Direktur Jenderal Migas melalui Kepala Inspeksi dapat melakukan verifikasi kepada KKKS dan Badan Usaha Pemegang Izin Usaha Pengolahan atas laporan pelaksanaan pengelolaan gas suar.

Keenam, reward dan punishment di mana terdapat sanksi administrasi dan penghargaan. KKKS atau Badan Usaha Pemegang Izin Usaha Pengolahan yang melakukan pelanggaran dikenakan sanksi berupa teguran tertulis, pembatalan penunjukan Kepala Teknik dan/atau penghentian sementara kegiatan operasi pada fasilitas produksi.

Terkait penghargaan, Menteri ESDM memberikan penghargaan terhadap KKKS atau Badan Usaha Pemegang Izin Usaha Pengolahan yang melakukan optimalisasi dalam pengelolaan gas suar. Penghargaan diberikan setiap tahun.

Terakhir, ketentuan peralihan yaitu adanya masa transisi selama 2 tahun untuk mengikuti ketentuan dalam Permen ESDM ini.

Petunjuk teknis tentang pelaksanaan identifikasi volume pembakaran gas suar dan kriteria penghargaan terhadap KKKS atau Badan Usaha Pemegang Izin Usaha Pengolahan ditetapkan oleh Direktur Jenderal Migas.

Pada saat Peraturan Menteri ini mulai berlaku, Peraturan Menteri Energi dan Sumber Daya Mineral Nomor 31 Tahun 2012 tentang Pelaksanaan Pembakaran Gas Suar (Flaring) pada Kegiatan Usaha Minyak dan Gas Bumi (Berita Negara Republik Indonesia Tahun 2012 Nomor 1313), dicabut dan dinyatakan tidak berlaku.
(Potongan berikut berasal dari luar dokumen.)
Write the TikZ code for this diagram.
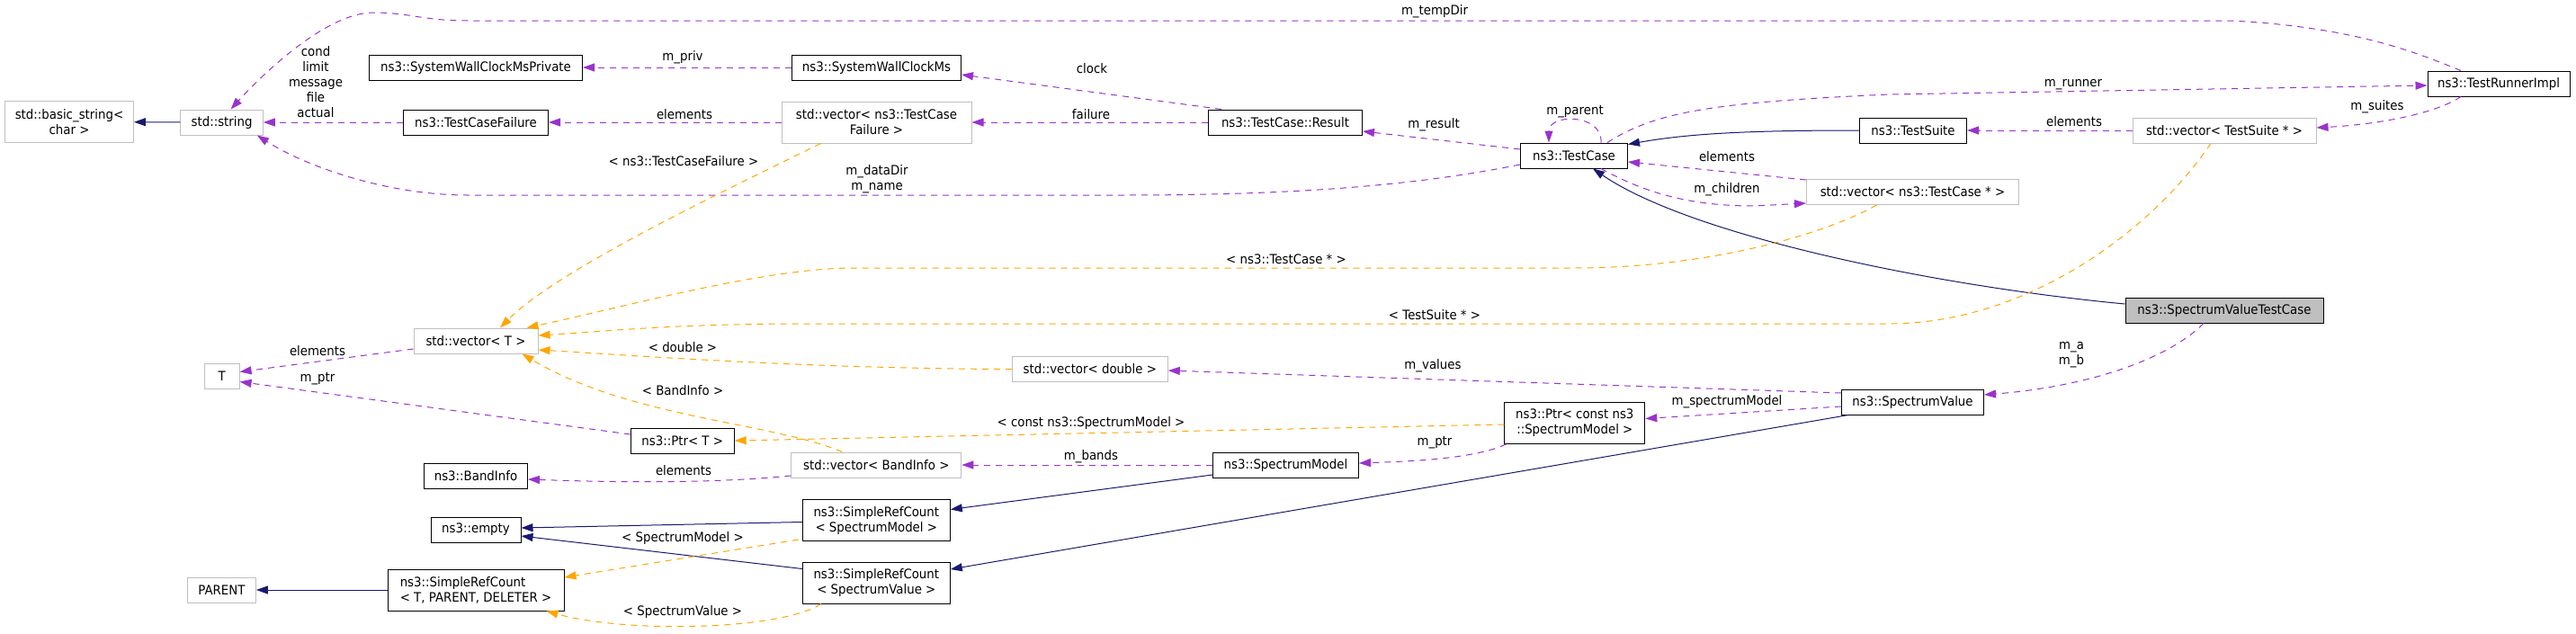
\documentclass[tikz,border=0pt]{standalone}
\usepackage{fontspec}
\setmainfont{DejaVu Sans}[FakeStretch=0.92]
\usetikzlibrary{arrows.meta}
\definecolor{navy}{HTML}{191970}
\definecolor{usepurple}{HTML}{9A32CD}
\definecolor{tplorange}{HTML}{FFA500}
\definecolor{extgray}{HTML}{BFBFBF}

\begin{document}
\begin{tikzpicture}[x=1pt,y=-1pt,
	font=\fontsize{14.5}{17}\selectfont,
	>={Triangle[length=13pt,width=9pt]},
	cls/.style={draw=black,line width=1pt,minimum height=28pt,inner xsep=4pt,inner ysep=4pt,align=center},
	ext/.style={cls,draw=extgray},
	twoline/.style={minimum height=46pt},
	inh/.style={->,draw=navy,line width=1pt},
	use/.style={->,draw=usepurple,line width=1pt,dash pattern=on 7pt off 6pt},
	tpl/.style={->,draw=tplorange,line width=1pt,dash pattern=on 7pt off 6pt},
	lbl/.style={inner sep=0pt,align=center}]
	\useasboundingbox (0,0) rectangle (2864,704);

	% classes
	\node[ext,twoline,minimum width=143pt] (bstr) at (77,135.5) {std::basic\_string<\\char >};
	\node[ext,minimum width=91.5pt] (str) at (246.6,136) {std::string};
	\node[ext,minimum width=39pt] (T) at (246.6,418.5) {T};
	\node[ext,minimum width=76pt] (parent) at (246.4,656) {PARENT};
	\node[cls,minimum width=237pt] (swcp) at (529,75) {ns3::SystemWallClockMsPrivate};
	\node[cls,minimum width=161pt] (tcf) at (529,136) {ns3::TestCaseFailure};
	\node[ext,minimum width=138pt] (vT) at (529,379) {std::vector< T >};
	\node[cls,minimum width=115pt] (band) at (529,529) {ns3::BandInfo};
	\node[cls,minimum width=100pt] (empty) at (529,589) {ns3::empty};
	\node[cls,twoline,align=left,minimum width=196pt] (src) at (529,656) {ns3::SimpleRefCount\\< T, PARENT, DELETER >};
	\node[cls,minimum width=115pt] (ptrT) at (758.7,490) {ns3::Ptr< T >};
	\node[cls,minimum width=188pt] (swc) at (974.5,75) {ns3::SystemWallClockMs};
	\node[ext,twoline,minimum width=211pt] (vtcf) at (974.5,136) {std::vector< ns3::TestCase\\Failure >};
	\node[ext,minimum width=189pt] (vband) at (974.3,517) {std::vector< BandInfo >};
	\node[cls,twoline,minimum width=164pt] (srcm) at (974.3,578.5) {ns3::SimpleRefCount\\< SpectrumModel >};
	\node[cls,twoline,minimum width=164pt] (srcv) at (974.3,648) {ns3::SimpleRefCount\\< SpectrumValue >};
	\node[ext,minimum width=173pt] (vdbl) at (1211.8,410.5) {std::vector< double >};
	\node[cls,minimum width=171pt] (res) at (1429,136) {ns3::TestCase::Result};
	\node[cls,minimum width=162pt] (sm) at (1429.4,517) {ns3::SpectrumModel};
	\node[cls,minimum width=119pt] (tc) at (1750,173) {ns3::TestCase};
	\node[cls,twoline,minimum width=156pt] (ptrc) at (1750.8,470.5) {ns3::Ptr< const ns3\\::SpectrumModel >};
	\node[cls,minimum width=119pt] (suite) at (2127,145) {ns3::TestSuite};
	\node[ext,minimum width=236pt] (vtc) at (2126.5,213.5) {std::vector< ns3::TestCase * >};
	\node[cls,minimum width=158pt] (sv) at (2126.5,447) {ns3::SpectrumValue};
	\node[ext,minimum width=204pt] (vsuite) at (2473,145) {std::vector< TestSuite * >};
	\node[cls,fill=extgray,minimum width=220pt] (svtc) at (2473,345) {ns3::SpectrumValueTestCase};
	\node[cls,minimum width=158pt] (runner) at (2778,93) {ns3::TestRunnerImpl};

	% inheritance
	\draw[inh] (str) -- (bstr);
	\draw[inh] (src) -- (parent);
	\draw[inh] ([yshift=-2pt]srcm.west) -- ([yshift=2pt]empty.east);
	\draw[inh] ([yshift=-8pt]srcv.north west) -- ([yshift=-7pt]empty.east);
	\draw[inh] ([yshift=-11pt]sm.west) -- ([yshift=12pt]srcm.east);
	\draw[inh] ([xshift=8pt]sv.south west) -- ([yshift=15pt]srcv.east);
	\draw[inh] (suite.west) .. controls (1950,145) and (1880,148) .. ([yshift=-2pt]tc.north east);
	\draw[inh] ([yshift=7pt]svtc.west) .. controls (2150,318) and (1880,262) .. ([xshift=21pt]tc.south);

	% usage
	\draw[use] (tcf) -- (str);
	\draw[use] ([xshift=-42pt]runner.north) .. controls (2690,60) and (2620,30) .. (2480,23) -- (520,23)
		.. controls (470,23) and (455,14) .. (415,14) .. controls (360,14) and (285,90) .. ([xshift=10pt]str.north);
	\draw[use] ([yshift=-10pt]tc.west) .. controls (1580,205) and (1450,217) .. (1250,217) -- (520,217)
		.. controls (430,217) and (340,185) .. ([xshift=-7pt]str.south east);
	\draw[use] (swc) -- (swcp);
	\draw[use] (vtcf) -- (tcf);
	\draw[use] (res) -- (vtcf);
	\draw[use] ([xshift=15pt]res.north west) -- ([yshift=-8pt]swc.east);
	\draw[use] ([yshift=7pt]tc.west) -- ([yshift=-10pt]res.east);
	\draw[use] ([xshift=30pt]tc.north) .. controls (1782,126) and (1722,126) .. ([xshift=-28pt]tc.north);
	\draw[use] ([xshift=37pt]tc.north) .. controls (1840,125) and (1900,114) .. (2100,105) -- ([yshift=-2pt]runner.west);
	\draw[use] ([yshift=-1pt]vtc.north west) -- ([yshift=-7pt]tc.east);
	\draw[use] ([xshift=30pt]tc.south) .. controls (1830,215) and (1880,229) .. (1950,229) -- ([yshift=2pt]vtc.south west);
	\draw[use] (vsuite) -- (suite);
	\draw[use] ([xshift=-42pt]runner.south) .. controls (2710,125) and (2650,138) .. ([yshift=3pt]vsuite.east);
	\draw[use] ([yshift=-9pt]vT.west) -- ([yshift=5pt]T.east);
	\draw[use] ([yshift=7pt]ptrT.west) -- ([yshift=-6pt]T.east);
	\draw[use] ([yshift=-12pt]vband.west) .. controls (800,537) and (700,537) .. ([yshift=-4pt]band.east);
	\draw[use] (sm) -- (vband);
	\draw[use] ([xshift=2pt]ptrc.south west) .. controls (1640,510) and (1570,513) .. ([yshift=2pt]sm.east);
	\draw[use] ([yshift=-5pt]sv.west) -- ([yshift=5pt]ptrc.east);
	\draw[use] ([yshift=10pt]sv.west) -- ([yshift=-1.5pt]vdbl.east);
	\draw[use] ([xshift=-23pt]svtc.south) .. controls (2410,400) and (2320,430) .. ([yshift=8pt]sv.east);

	% template instances
	\draw[tpl] ([xshift=-62pt]vtcf.south) .. controls (800,215) and (620,300) .. ([xshift=27pt]vT.north);
	\draw[tpl] ([xshift=-40pt]vtc.south) .. controls (2030,260) and (1900,298) .. (1750,298) -- (950,298)
		.. controls (850,298) and (700,340) .. ([xshift=-13pt]vT.north east);
	\draw[tpl] ([xshift=-15pt]vsuite.south) .. controls (2390,260) and (2250,360) .. (2100,360) -- (900,360)
		.. controls (750,360) and (680,368) .. ([yshift=6pt]vT.east);
	\draw[tpl] (vdbl.west) .. controls (900,410) and (700,395) .. ([yshift=-10pt]vT.east);
	\draw[tpl] ([xshift=-38pt]vband.north) .. controls (860,470) and (700,465) .. ([xshift=-18pt]vT.south east);
	\draw[tpl] ([yshift=-1.5pt]ptrc.west) -- (ptrT.east);
	\draw[tpl] ([xshift=-4pt,yshift=2pt]srcm.south west) -- ([yshift=14pt]src.east);
	\draw[tpl] ([xshift=21pt]srcv.south west) .. controls (870,700) and (700,705) .. ([xshift=-20pt]src.south east);

	% labels
	\node[lbl] (lcond) at (351,91) {cond\\limit\\message\\file\\actual};
	\node[lbl] (lpriv) at (759,64) {m\_priv};
	\node[lbl] (lelemf) at (761,127) {elements};
	\node[lbl] (lfail) at (1213,127) {failure};
	\node[lbl] (lclock) at (1214,76) {clock};
	\node[lbl] (ltemp) at (1595,13) {m\_tempDir};
	\node[lbl] (ldata) at (975,199) {m\_dataDir\\m\_name};
	\node[lbl] (lres) at (1594,139) {m\_result};
	\node[lbl] (lpar) at (1751,124) {m\_parent};
	\node[lbl] (lrun) at (2305,94) {m\_runner};
	\node[lbl] (lelems) at (2306,135) {elements};
	\node[lbl] (lsuites) at (2643,119) {m\_suites};
	\node[lbl] (lelemc) at (1920,174) {elements};
	\node[lbl] (lchild) at (1920,211) {m\_children};
	\node[lbl] (ltcf) at (760,179) {< ns3::TestCaseFailure >};
	\node[lbl] (ltc) at (1430,288) {< ns3::TestCase * >};
	\node[lbl] (lts) at (1595,350) {< TestSuite * >};
	\node[lbl] (ldbl) at (759,386) {< double >};
	\node[lbl] (lbi) at (759,434) {< BandInfo >};
	\node[lbl] (lelemt) at (353,390) {elements};
	\node[lbl] (lptrt) at (353,421) {m\_ptr};
	\node[lbl] (lcsm) at (1213,470) {< const ns3::SpectrumModel >};
	\node[lbl] (lval) at (1593,407) {m\_values};
	\node[lbl] (lspm) at (1920,447) {m\_spectrumModel};
	\node[lbl] (lptrm) at (1595,492) {m\_ptr};
	\node[lbl] (lbands) at (1213,508) {m\_bands};
	\node[lbl] (lelemb) at (760,523) {elements};
	\node[lbl] (lsm) at (759,598) {< SpectrumModel >};
	\node[lbl] (lsv) at (759,680) {< SpectrumValue >};
	\node[lbl] (lab) at (2303,395) {m\_a\\m\_b};
\end{tikzpicture}
\end{document}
Peraturan Menteri ini mulai berlaku pada tanggal diundangkan.

Pemerintah saat ini juga sedang merevisi Permen ESDM Nomor 32 Tahun 2017 tentang Pemanfaatan dan Penetapan Harga Gas Suar Bakar yang diharapkan dapat mendukung monetisasi gas suar di Indonesia agar lebih implementatif.